I Was Very Amazed At The Solution 10

$\begin{aligned} X & = \sum_{\color{#3D99F6}x=45}^{89} \cot x^\circ - \sum_{\color{#D61F06}x=46}^{89} \left(\cot 2x^\circ + \csc 2x^\circ \right) \\ & = \cot 45^\circ + \sum_{\color{#D61F06}x=46}^{89} \left( \cot x^\circ - \cot 2x^\circ - \csc 2x^\circ \right) \\ & = 1 + \sum_{x=46}^{89} \left( \cot x^\circ - \frac 1{\tan 2x^\circ} - \frac 1{\sin 2x^\circ} \right) \\ & = 1 + \sum_{x=46}^{89} \left( \cot x^\circ - \frac {\cos 2x^\circ}{\sin 2x^\circ} - \frac 1{\sin 2x^\circ} \right) \\ & = 1 + \sum_{x=46}^{89} \left( \cot x^\circ - \frac {\cos 2x^\circ+1}{\sin 2x^\circ} \right) \\ & = 1 + \sum_{x=46}^{89} \left( \cot x^\circ - \frac {2\cos^2x^\circ-1+1}{2\sin x^\circ\cos x^\circ} \right) \\ & = 1 + \sum_{x=46}^{89} \left( \cot x^\circ - \frac {\cos x^\circ}{\sin x^\circ} \right) \\ & = 1 + \sum_{x=46}^{89} \left( \cot x^\circ - \cot x^\circ \right) \\ & = \boxed{1} \end{aligned}$

This is the story where the problem comes from.

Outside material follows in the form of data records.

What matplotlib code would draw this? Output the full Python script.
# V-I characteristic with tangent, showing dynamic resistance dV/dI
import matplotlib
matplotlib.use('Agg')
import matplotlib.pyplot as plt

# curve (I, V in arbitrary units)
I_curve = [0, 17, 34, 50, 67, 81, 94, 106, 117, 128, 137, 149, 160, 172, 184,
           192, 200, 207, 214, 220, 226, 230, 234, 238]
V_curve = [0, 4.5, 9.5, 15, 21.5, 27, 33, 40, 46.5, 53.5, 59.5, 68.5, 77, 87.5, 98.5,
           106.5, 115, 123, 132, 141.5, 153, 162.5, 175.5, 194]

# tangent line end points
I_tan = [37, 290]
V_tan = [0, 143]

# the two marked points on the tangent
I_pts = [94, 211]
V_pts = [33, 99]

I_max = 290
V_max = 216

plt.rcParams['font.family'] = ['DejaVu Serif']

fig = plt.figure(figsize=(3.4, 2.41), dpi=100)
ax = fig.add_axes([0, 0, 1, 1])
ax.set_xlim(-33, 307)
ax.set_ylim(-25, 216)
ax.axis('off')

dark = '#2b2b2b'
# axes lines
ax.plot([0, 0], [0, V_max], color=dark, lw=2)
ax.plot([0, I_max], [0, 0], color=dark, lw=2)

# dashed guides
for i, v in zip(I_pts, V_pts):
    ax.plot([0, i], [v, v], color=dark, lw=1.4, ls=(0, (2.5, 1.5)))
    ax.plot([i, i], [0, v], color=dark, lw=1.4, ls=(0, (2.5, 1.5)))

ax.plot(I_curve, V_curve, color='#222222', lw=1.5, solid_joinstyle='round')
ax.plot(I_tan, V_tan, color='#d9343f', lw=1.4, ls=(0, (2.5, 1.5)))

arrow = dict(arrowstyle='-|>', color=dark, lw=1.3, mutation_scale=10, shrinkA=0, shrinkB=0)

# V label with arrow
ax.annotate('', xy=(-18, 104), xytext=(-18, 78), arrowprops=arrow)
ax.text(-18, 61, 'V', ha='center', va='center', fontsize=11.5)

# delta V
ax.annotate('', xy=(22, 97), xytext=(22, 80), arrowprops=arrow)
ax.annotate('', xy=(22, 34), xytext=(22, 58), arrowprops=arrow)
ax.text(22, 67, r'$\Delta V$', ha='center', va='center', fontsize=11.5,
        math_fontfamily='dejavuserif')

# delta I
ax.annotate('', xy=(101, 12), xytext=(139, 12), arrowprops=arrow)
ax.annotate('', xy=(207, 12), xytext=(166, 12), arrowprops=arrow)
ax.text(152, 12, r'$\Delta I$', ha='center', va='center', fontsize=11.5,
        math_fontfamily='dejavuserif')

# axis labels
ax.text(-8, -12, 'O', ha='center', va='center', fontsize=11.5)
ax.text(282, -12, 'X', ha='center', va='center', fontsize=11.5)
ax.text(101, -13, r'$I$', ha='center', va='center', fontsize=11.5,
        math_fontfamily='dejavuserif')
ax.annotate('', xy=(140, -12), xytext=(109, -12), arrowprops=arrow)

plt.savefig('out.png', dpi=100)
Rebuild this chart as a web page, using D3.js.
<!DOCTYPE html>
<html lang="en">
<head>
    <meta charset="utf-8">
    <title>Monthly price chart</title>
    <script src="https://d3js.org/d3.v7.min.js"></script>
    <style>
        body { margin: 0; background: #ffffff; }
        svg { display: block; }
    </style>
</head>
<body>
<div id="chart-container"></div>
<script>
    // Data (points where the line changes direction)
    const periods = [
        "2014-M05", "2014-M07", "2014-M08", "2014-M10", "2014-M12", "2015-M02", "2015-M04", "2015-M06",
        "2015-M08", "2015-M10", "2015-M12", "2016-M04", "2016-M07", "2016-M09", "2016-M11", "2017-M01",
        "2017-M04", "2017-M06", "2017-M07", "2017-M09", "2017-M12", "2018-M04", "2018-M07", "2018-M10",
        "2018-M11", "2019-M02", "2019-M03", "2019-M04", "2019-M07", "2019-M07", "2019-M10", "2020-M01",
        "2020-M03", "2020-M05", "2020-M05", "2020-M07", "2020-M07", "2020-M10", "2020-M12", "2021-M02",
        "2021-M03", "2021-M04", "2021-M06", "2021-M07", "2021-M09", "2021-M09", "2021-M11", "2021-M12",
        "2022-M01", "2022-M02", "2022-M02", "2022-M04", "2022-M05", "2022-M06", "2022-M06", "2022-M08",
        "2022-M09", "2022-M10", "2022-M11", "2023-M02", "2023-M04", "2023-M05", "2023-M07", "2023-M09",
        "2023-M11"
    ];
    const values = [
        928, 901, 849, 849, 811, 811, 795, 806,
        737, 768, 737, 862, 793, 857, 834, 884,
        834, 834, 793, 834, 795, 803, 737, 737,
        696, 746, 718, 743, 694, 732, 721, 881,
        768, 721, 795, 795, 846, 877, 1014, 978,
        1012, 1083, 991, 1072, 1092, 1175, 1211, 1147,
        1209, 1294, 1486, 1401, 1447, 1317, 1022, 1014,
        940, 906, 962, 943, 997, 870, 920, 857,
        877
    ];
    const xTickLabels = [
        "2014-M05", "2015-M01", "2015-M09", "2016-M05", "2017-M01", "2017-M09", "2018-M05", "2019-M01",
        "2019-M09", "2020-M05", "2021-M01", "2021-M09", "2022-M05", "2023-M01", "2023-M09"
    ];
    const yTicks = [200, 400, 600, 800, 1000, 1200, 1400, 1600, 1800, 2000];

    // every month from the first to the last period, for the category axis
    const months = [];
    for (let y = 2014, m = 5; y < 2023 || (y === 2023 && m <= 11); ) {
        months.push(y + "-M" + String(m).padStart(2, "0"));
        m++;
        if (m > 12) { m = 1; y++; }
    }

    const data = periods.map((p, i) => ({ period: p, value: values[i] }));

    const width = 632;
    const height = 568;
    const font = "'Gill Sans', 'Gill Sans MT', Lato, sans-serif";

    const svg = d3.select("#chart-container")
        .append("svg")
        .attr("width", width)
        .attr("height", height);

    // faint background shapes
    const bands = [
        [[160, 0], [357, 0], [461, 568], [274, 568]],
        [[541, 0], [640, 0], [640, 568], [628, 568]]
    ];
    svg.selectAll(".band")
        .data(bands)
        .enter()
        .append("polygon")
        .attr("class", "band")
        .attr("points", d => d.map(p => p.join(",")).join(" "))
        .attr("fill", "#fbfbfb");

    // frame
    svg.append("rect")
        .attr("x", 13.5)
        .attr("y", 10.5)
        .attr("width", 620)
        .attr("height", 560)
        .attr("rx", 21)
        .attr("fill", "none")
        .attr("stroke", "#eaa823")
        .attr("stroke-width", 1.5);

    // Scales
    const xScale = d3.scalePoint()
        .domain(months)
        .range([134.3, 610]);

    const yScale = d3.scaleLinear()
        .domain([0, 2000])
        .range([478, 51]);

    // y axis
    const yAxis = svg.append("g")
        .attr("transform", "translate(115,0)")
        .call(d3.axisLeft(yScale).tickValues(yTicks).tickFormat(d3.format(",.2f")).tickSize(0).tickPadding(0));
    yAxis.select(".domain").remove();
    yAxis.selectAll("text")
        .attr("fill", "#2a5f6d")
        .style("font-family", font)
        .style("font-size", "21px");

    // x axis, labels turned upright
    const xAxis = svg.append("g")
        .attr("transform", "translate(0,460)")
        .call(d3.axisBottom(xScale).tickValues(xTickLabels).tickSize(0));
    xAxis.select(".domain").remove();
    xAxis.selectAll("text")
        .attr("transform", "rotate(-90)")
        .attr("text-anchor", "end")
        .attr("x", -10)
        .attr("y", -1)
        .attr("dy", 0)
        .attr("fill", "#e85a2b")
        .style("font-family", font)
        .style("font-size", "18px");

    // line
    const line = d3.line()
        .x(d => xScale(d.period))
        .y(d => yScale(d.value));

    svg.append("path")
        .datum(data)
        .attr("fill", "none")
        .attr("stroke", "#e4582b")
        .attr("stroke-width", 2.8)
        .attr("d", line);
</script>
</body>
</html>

$\begin{aligned} \int \dfrac{1}{\sec(x) - 1} \ \text{dx} &= \int \dfrac{\cos(x)}{1 - \cos(x)} \ \text{dx} \\ &= \int \left( -1 + \dfrac{1}{1 - \cos(x)} \right) \ \text{dx} \\ &= -x + \int \dfrac{1}{1 - \cos(x)} \ \text{dx} \\ &= -x + \int \dfrac{1 + \cos(x)}{\sin^2 (x) } \ \text{dx} = -x + \int \csc^2 (x) \ \text{dx} + \int \cot(x) \csc(x) \ \text{dx} \\ &= -x - \cot(x) - \csc(x) + C \end{aligned}$

Meanwhile, the answer and solution of this problem to other sites is different. They use tangent-half angle substitution and double angle formula and obtaining $-x - \cot\left(\dfrac{x}{2}\right) + C \cdot$ Since the 2 answers came from the same integrand, the answers must be equivalent and hence, $\cot(x) + \csc(x) = \cot\left( \dfrac{x}{2} \right) + C \cdot$ Putting any value for $x$ , you will obtain $C = 0 \implies \cot(x) + \csc(x) = \cot\left( \dfrac{x}{2} \right) \ ,$ and by induction, $\cot(2x) + \csc(2x) = \cot(x) \implies -\cot(2x) -\csc(2x) +\cot(x) = 0 \implies \displaystyle \sum_{x = 45}^{89} \cot(x) - \sum_{x = 46}^{89} \big(\cot(2x) + \csc(2x)\big) = \cot(45) = \boxed{1} \cdot$